Taken together, the four studies paint a consistent picture. Younger women are more sensitive to disgust and health-related threats than younger men. But with increasing age, these sex differences diminish. In some cases, older men actually report higher sensitivity than women.

“The most important take home message is that our perception and judgments are not as stable as we might assume in the first place,” Berthold told PsyPost.

The researchers suggest that two competing forces may explain this convergence. For women, the decline in reproductive potential with age reduces the need for high disgust sensitivity as a form of fetal protection. At the same time, aging itself brings new vulnerabilities to illness for both sexes, which may lead to greater caution and risk avoidance in general.

“I thought that the turning point when women and men become similar would be an earlier age (because the menopause usually is around the age of 50) – but it was oftentimes later,” Berthold said. “However, come to think of it, it makes ultimately sense to be more careful (a.k.a more sensitive) for a longer period until one can be absolutely sure that the likelihood of pregnancy is off the table.”
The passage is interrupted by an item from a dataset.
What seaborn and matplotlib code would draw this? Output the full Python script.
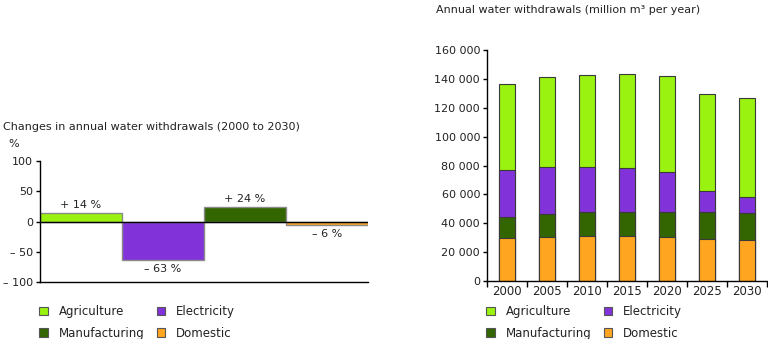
import matplotlib
matplotlib.use("Agg")
import matplotlib.pyplot as plt
import matplotlib.patches as mpatches
from matplotlib.ticker import FuncFormatter, FixedLocator
import seaborn as sns
import pandas as pd
import numpy as np

# ---- data ----
sectors = ["Agriculture", "Electricity", "Manufacturing", "Domestic"]
change_pct = [14, -63, 24, -6]
change_labels = ["+ 14 %", "– 63 %", "+ 24 %", "– 6 %"]

years = ["2000", "2005", "2010", "2015", "2020", "2025", "2030"]
domestic = [29500, 30700, 31200, 31200, 30200, 29300, 28100]
manufacturing = [14900, 15600, 16500, 16900, 17900, 18400, 18900]
electricity = [32400, 32800, 31400, 30300, 27500, 14400, 11400]
agriculture = [59800, 61900, 63300, 64700, 66100, 67200, 68500]

colors = {"Agriculture": "#99f20f", "Electricity": "#8133d9",
          "Manufacturing": "#336600", "Domestic": "#ffa51f"}

sns.set_theme(style="white")
plt.rcParams["font.family"] = ["DejaVu Sans"]
plt.rcParams["font.size"] = 8
TXT = "#222222"

fig = plt.figure(figsize=(7.68, 3.39), dpi=100)

# ---- left chart ----
axL = fig.add_axes([40/768, 1-282.3/339, (367.7-40)/768, (282.3-160.7)/339])
dfL = pd.DataFrame({"sector": sectors, "pct": change_pct})
sns.barplot(data=dfL, x="sector", y="pct", hue="sector", palette=colors,
            width=1.0, edgecolor="#8a8a8a", linewidth=1.0, legend=False, ax=axL,
            saturation=1)
axL.set_xlim(-0.5, 3.5)
axL.set_ylim(-100, 100)
axL.axhline(0, color="black", lw=1.0, zorder=5)
axL.set_yticks([100, 50, 0, -50, -100])
axL.set_yticklabels(["100", "50", "0", "– 50", "– 100"], color=TXT, fontsize=8)
axL.set_xticks([])
axL.set_xlabel("")
axL.set_ylabel("")
for s in ["top", "right"]:
    axL.spines[s].set_visible(False)
for s in ["left", "bottom"]:
    axL.spines[s].set_color("black")
    axL.spines[s].set_linewidth(1.0)
axL.tick_params(axis="y", which="major", direction="out", length=3, width=1,
                color="black", pad=2, left=True)
for i, (v, lab) in enumerate(zip(change_pct, change_labels)):
    off = 2 if v >= 0 else -3
    axL.annotate(lab, (i, v), xytext=(0, off), textcoords="offset points",
                 ha="center", va="bottom" if v >= 0 else "top", fontsize=8, color=TXT)
fig.text(3/768, 1-127/339, "Changes in annual water withdrawals (2000 to 2030)",
         fontsize=8, color=TXT, va="center", ha="left")
fig.text(8/768, 1-144/339, "%", fontsize=8, color=TXT, va="center", ha="left")

# ---- right chart ----
axR = fig.add_axes([487/768, 1-281/339, (767-487)/768, (281-50)/339])
dom = np.array(domestic)
man = dom + np.array(manufacturing)
ele = man + np.array(electricity)
tot = ele + np.array(agriculture)
layers = [("Agriculture", tot), ("Electricity", ele),
          ("Manufacturing", man), ("Domestic", dom)]
for name, vals in layers:
    d = pd.DataFrame({"year": years, "v": vals})
    sns.barplot(data=d, x="year", y="v", color=colors[name], saturation=1,
                width=0.4, edgecolor="#3a3a3a", linewidth=0.8, ax=axR)
axR.set_xlim(-0.5, 6.5)
axR.set_ylim(0, 160000)
axR.set_yticks(np.arange(0, 160001, 20000))
axR.yaxis.set_major_formatter(FuncFormatter(lambda v, p: f"{int(v):,}".replace(",", " ")))
axR.xaxis.set_minor_locator(FixedLocator(np.arange(-0.5, 7, 1)))
axR.tick_params(axis="x", which="major", length=0, pad=3, labelsize=8.5, colors=TXT)
axR.tick_params(axis="x", which="minor", length=4, width=1, color="black", direction="out", bottom=True)
axR.tick_params(axis="y", which="major", length=3, width=1, color="black", direction="out",
                left=True, labelsize=8, labelcolor=TXT, pad=2)
axR.set_xlabel("")
axR.set_ylabel("")
for s in ["top", "right"]:
    axR.spines[s].set_visible(False)
for s in ["left", "bottom"]:
    axR.spines[s].set_color("black")
    axR.spines[s].set_linewidth(1.0)
fig.text(436/768, 1-10/339, "Annual water withdrawals (million m³ per year)",
         fontsize=8, color=TXT, va="center", ha="left")

# ---- legends ----
order = ["Agriculture", "Manufacturing", "Electricity", "Domestic"]
def handles():
    return [mpatches.Patch(facecolor=colors[n], edgecolor="#555555", lw=0.8, label=n) for n in order]

for x0 in (39/768, 486/768):
    leg = fig.legend(handles=handles(), loc="upper left", bbox_to_anchor=(x0, 1-305/339),
                     ncol=2, frameon=False, fontsize=8.5, handlelength=0.75, handleheight=0.75,
                     handletextpad=0.9, columnspacing=1.05, labelspacing=0.75, borderpad=0,
                     borderaxespad=0)
    for t in leg.get_texts():
        t.set_color(TXT)

fig.savefig("out.png", dpi=100, facecolor="white")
While the findings were consistent across diverse datasets, the researchers acknowledged some limitations. All the data came from self-report questionnaires, which may not fully capture how people behave in real-life situations.

“The findings are based on self-report measures,” Berthold noted. “We, therefore, cannot be 100% sure the pattern would be found in people’s behavioral responses. It would be interesting to tackle this limitation and study people’s behavioral responses (like seating distances) or maybe their implicit attitudes with a priming study.”
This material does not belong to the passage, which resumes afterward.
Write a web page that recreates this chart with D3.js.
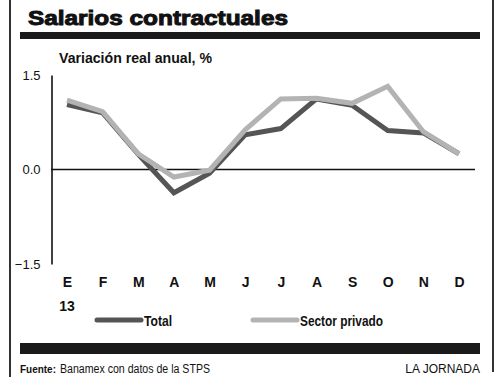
<!doctype html>
<html>
<head>
<meta charset="utf-8">
<title>Salarios contractuales</title>
<script src="https://cdnjs.cloudflare.com/ajax/libs/d3/7.8.5/d3.min.js"></script>
<style>
  body { margin: 0; background: #fff; }
  svg { display: block; }
  .narrow { font-family: "Liberation Sans Narrow", "Liberation Sans", Arial, sans-serif; }
  .axis text { fill: #111; }
</style>
</head>
<body>
<div id="chart"></div>
<script>
// data
const months = ['E', 'F', 'M', 'A', 'M', 'J', 'J', 'A', 'S', 'O', 'N', 'D'];
const total = [1.03, 0.90, 0.24, -0.37, -0.06, 0.55, 0.65, 1.12, 1.02, 0.62, 0.58, 0.25];
const privado = [1.10, 0.92, 0.25, -0.12, -0.01, 0.63, 1.12, 1.13, 1.05, 1.32, 0.60, 0.25];
const yTicks = [1.5, 0, -1.5];

const W = 500, H = 385;
const svg = d3.select('#chart').append('svg')
  .attr('width', W)
  .attr('height', H);

// frame
svg.append('line').attr('x1', 10).attr('x2', 10).attr('y1', 0).attr('y2', 377)
  .attr('stroke', '#333').attr('stroke-width', 2);
svg.append('line').attr('x1', 493).attr('x2', 493).attr('y1', 0).attr('y2', 372)
  .attr('stroke', '#333').attr('stroke-width', 2);

// title
svg.append('text')
  .attr('x', 28).attr('y', 25)
  .attr('textLength', 260).attr('lengthAdjust', 'spacingAndGlyphs')
  .style('font-family', '"Liberation Sans", Arial, sans-serif')
  .style('font-weight', 'bold')
  .style('font-size', '21px')
  .attr('stroke', '#111').attr('stroke-width', 1)
  .attr('fill', '#111')
  .text('Salarios contractuales');

svg.append('rect').attr('x', 20).attr('y', 32).attr('width', 460).attr('height', 7).attr('fill', '#1a1a1a');

// subtitle
svg.append('text').attr('class', 'narrow')
  .attr('x', 59).attr('y', 63)
  .attr('textLength', 153).attr('lengthAdjust', 'spacingAndGlyphs')
  .style('font-weight', 'bold').style('font-size', '15px').attr('fill', '#111')
  .text('Variación real anual, %');

// scales
const x = d3.scalePoint().domain(d3.range(months.length)).range([67, 459]);
const y = d3.scaleLinear().domain([-1.5, 1.5]).range([264, 75]);

// y axis
const yAxis = svg.append('g').attr('class', 'axis')
  .attr('transform', 'translate(51.5,0)')
  .call(d3.axisLeft(y).tickValues(yTicks).tickSize(0).tickSizeOuter(0).tickPadding(11)
    .tickFormat(d3.format('.1f')));
yAxis.select('.domain').attr('stroke', '#111').attr('stroke-width', 1.6);
yAxis.selectAll('text')
  .style('font-family', '"Liberation Sans", Arial, sans-serif')
  .style('font-size', '13px');

// zero line
svg.append('line')
  .attr('x1', 51).attr('x2', 475)
  .attr('y1', y(0)).attr('y2', y(0))
  .attr('stroke', '#111').attr('stroke-width', 1.6);

// x axis labels
const xAxis = svg.append('g').attr('class', 'axis narrow')
  .attr('transform', 'translate(0,277)')
  .call(d3.axisBottom(x).tickSize(0).tickPadding(0).tickFormat(i => months[i]));
xAxis.select('.domain').remove();
xAxis.selectAll('text')
  .attr('dy', '0.72em')
  .style('font-family', '"Liberation Sans Narrow", "Liberation Sans", Arial, sans-serif')
  .style('font-weight', 'bold').style('font-size', '14px');

svg.append('text').attr('class', 'narrow')
  .attr('x', x(0)).attr('y', 311).attr('text-anchor', 'middle')
  .style('font-weight', 'bold').style('font-size', '14px').attr('fill', '#111')
  .text('13');

// lines
const line = d3.line().x((d, i) => x(i)).y(d => y(d));
const series = [
  { name: 'Total', values: total, color: '#555555' },
  { name: 'Sector privado', values: privado, color: '#b3b3b3' }
];
svg.selectAll('path.serie')
  .data(series)
  .join('path')
  .attr('class', 'serie')
  .attr('d', d => line(d.values))
  .attr('fill', 'none')
  .attr('stroke', d => d.color)
  .attr('stroke-width', 5)
  .attr('stroke-linejoin', 'miter');

// legend
const legendX = [97, 253];
const legendW = [28, 83];
const legend = svg.selectAll('g.legend')
  .data(series)
  .join('g')
  .attr('class', 'legend')
  .attr('transform', (d, i) => `translate(${legendX[i]},320)`);
legend.append('line')
  .attr('x1', 0).attr('x2', 44).attr('y1', 0).attr('y2', 0)
  .attr('stroke', d => d.color).attr('stroke-width', 5).attr('stroke-linecap', 'round');
legend.append('text').attr('class', 'narrow')
  .attr('x', 47).attr('y', 5.5)
  .attr('textLength', (d, i) => legendW[i]).attr('lengthAdjust', 'spacingAndGlyphs')
  .style('font-weight', 'bold').style('font-size', '15px').attr('fill', '#111')
  .text(d => d.name);

// bottom bar
svg.append('rect').attr('x', 20).attr('y', 343).attr('width', 460).attr('height', 11).attr('fill', '#1a1a1a');

// footer
svg.append('text').attr('class', 'narrow')
  .attr('x', 20).attr('y', 373)
  .attr('textLength', 36).attr('lengthAdjust', 'spacingAndGlyphs')
  .style('font-size', '11px').style('font-weight', 'bold').attr('fill', '#111')
  .text('Fuente:');
svg.append('text').attr('class', 'narrow')
  .attr('x', 60).attr('y', 373)
  .attr('textLength', 150).attr('lengthAdjust', 'spacingAndGlyphs')
  .style('font-size', '12.5px').attr('fill', '#111')
  .text('Banamex con datos de la STPS');

svg.append('text')
  .attr('x', 480).attr('y', 373).attr('text-anchor', 'end')
  .style('font-family', '"Liberation Sans", Arial, sans-serif')
  .style('font-size', '12px').attr('fill', '#111')
  .text('LA JORNADA');
</script>
</body>
</html>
Despite these caveats, the study provides robust evidence that the commonly observed gender difference in disgust sensitivity is not fixed. Instead, it shifts across the lifespan in a way that aligns with both evolutionary theory and broader patterns of health vulnerability.

The authors also note that sharing and reanalyzing large public datasets—something increasingly encouraged in psychological science—can be a powerful way to test new hypotheses.

“I want to encourage researchers to look at datasets of other researchers (hopefully finding similar results),” Berthold said. “That would be good for two reasons: a) in case of similar findings that could be a further (kind of external) validation of the hypothesis and b) if we share our datasets more often it might help regarding open science and integrity of research practices.”

The study, “Not so different anymore? Women’s and men’s disgust sensitivity becomes similar with increasing age,” was authored by Anne Berthold, Angela Bearth, Jeanine Ammann, and Michael Siegrist.